EIM75050 - The taxation of pension income: pension paid to former spouse or civil partner

Overview
Pension sharing
Attachment orders

Overview

Pension savings are often considered as part of a financial settlement on divorce or dissolution of a civil partnership. The courts can make an attachment order or a pension sharing order in respect of the pension rights of either of the parties.

The statutory provisions that govern the financial settlement between former partners determine who is to be charged to tax on the pension income concerned. For example, unlike a pension sharing order, an attachment order does not transfer the ownership of the portion of pension to the ex-spouse or civil partner. Therefore, the pension income remains that of the pension scheme member and they remain chargeable to Income Tax on the whole amount.

Pension sharing

Pension sharing was introduced by the Welfare Reform and Pensions Act 1999 with effect from 1 December 2000, as an alternative to an attachment (earmarking) order. Pension sharing occurs when a couple divorce or dissolve a civil partnership.

As part of the financial settlement on a divorce or dissolution, it is possible for one party to acquire a share of the value of the other’s pension rights. To do this they will have to apply to the court to obtain a pension sharing order which will award the one party a percentage of the value of the other’s pension rights.

The process in Scotland is the same, although the pension sharing order might be achieved by a legally binding agreement rather than by a court order.

When the pension scheme administrator receives a pension sharing order, the scheme member’s benefit rights held within the scheme are valued to give them a cash equivalent. The cash equivalent is then reduced by the amount stated in the pension sharing order. This reduction in the member’s pension rights is known as a pension debit. The amount given to the ex-spouse or ex-partner is called a pension credit. This must be used to provide the recipient with their own pension benefits. This may be under the same pension scheme or the ex-spouse or ex-partner may choose to transfer it to another pension scheme.

Further information on pension sharing orders can be found at PTM029000.

Taxation of pension sharing arrangements

Under these provisions, the ex-spouse or ex-partner will be entitled to receive a pension in their own right which will be taxable in his or her hands. The exact tax treatment depends upon the type of scheme they receive the pension from and how the pension is taken. For example, if a pension credit is under a registered pension scheme the ex-spouse or ex-partner can choose to take part of it as a lump sum and the rest as ongoing pension payments.

Attachment orders

An attachment order effectively earmarks a portion of the income or the lump sum or death benefit of a pension (or a combination). These orders may also be referred to as earmarking orders.

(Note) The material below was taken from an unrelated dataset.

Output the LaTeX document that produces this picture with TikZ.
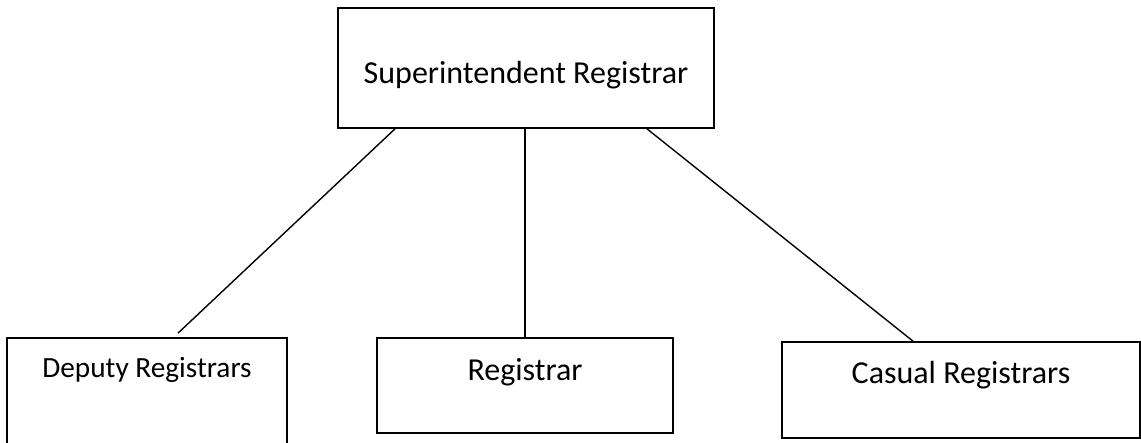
\documentclass[tikz,border=0pt]{standalone}
\usepackage{fontspec}
\setmainfont{Carlito}
\usetikzlibrary{positioning}

\begin{document}
\begin{tikzpicture}[x=1pt,y=-1pt,line width=1.4pt,
      post/.style={draw,rectangle,inner sep=0pt,line width=1.7pt,
        font=\fontsize{32}{38}\selectfont}]

    \useasboundingbox (0,0) rectangle (1141,442);

    \node[post,minimum width=376pt,text height=75pt,text depth=45pt,anchor=base]
      (sup) at (526,83) {Superintendent Registrar};
    \node[post,minimum width=280pt,text height=39pt,text depth=83pt,anchor=base,
      font=\fontsize{29.3}{35}\selectfont] (dep) at (147,377) {Deputy Registrars};
    \node[post,minimum width=296pt,text height=42pt,text depth=53pt,anchor=base]
      (reg) at (525,380) {Registrar};
    \node[post,minimum width=358pt,text height=41pt,text depth=55pt,anchor=base]
      (cas) at (961,383) {Casual Registrars};

    \draw ([xshift=-131pt]sup.south) -- ([xshift=31pt,yshift=4pt]dep.north);
    \draw (reg.north |- sup.south) -- (reg.north);
    \draw ([xshift=121pt]sup.south) -- ([xshift=-48pt]cas.north);
  \end{tikzpicture}
\end{document}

A percentage of the pension, lump sum or death benefit is paid to the ex-spouse or ex-partner either immediately (if the pension is already being paid) or from a date in the future when the pension is drawn (for example at normal retirement age).

In England, Wales and Northern Ireland these payments can be made from pension income, lump sum or death benefit.

In Scotland they can only be made from a pension commencement lump sum.

‘Ownership’ of the pension rights is not transferred to the ex-spouse or ex-partner. As a result, the pension remains the income of the pension scheme member and they remain chargeable to Income Tax on the whole amount. There is no deduction available on the amount paid under the attachment order. The pension received under the order is tax-free in the hands of the ex-spouse or ex-partner.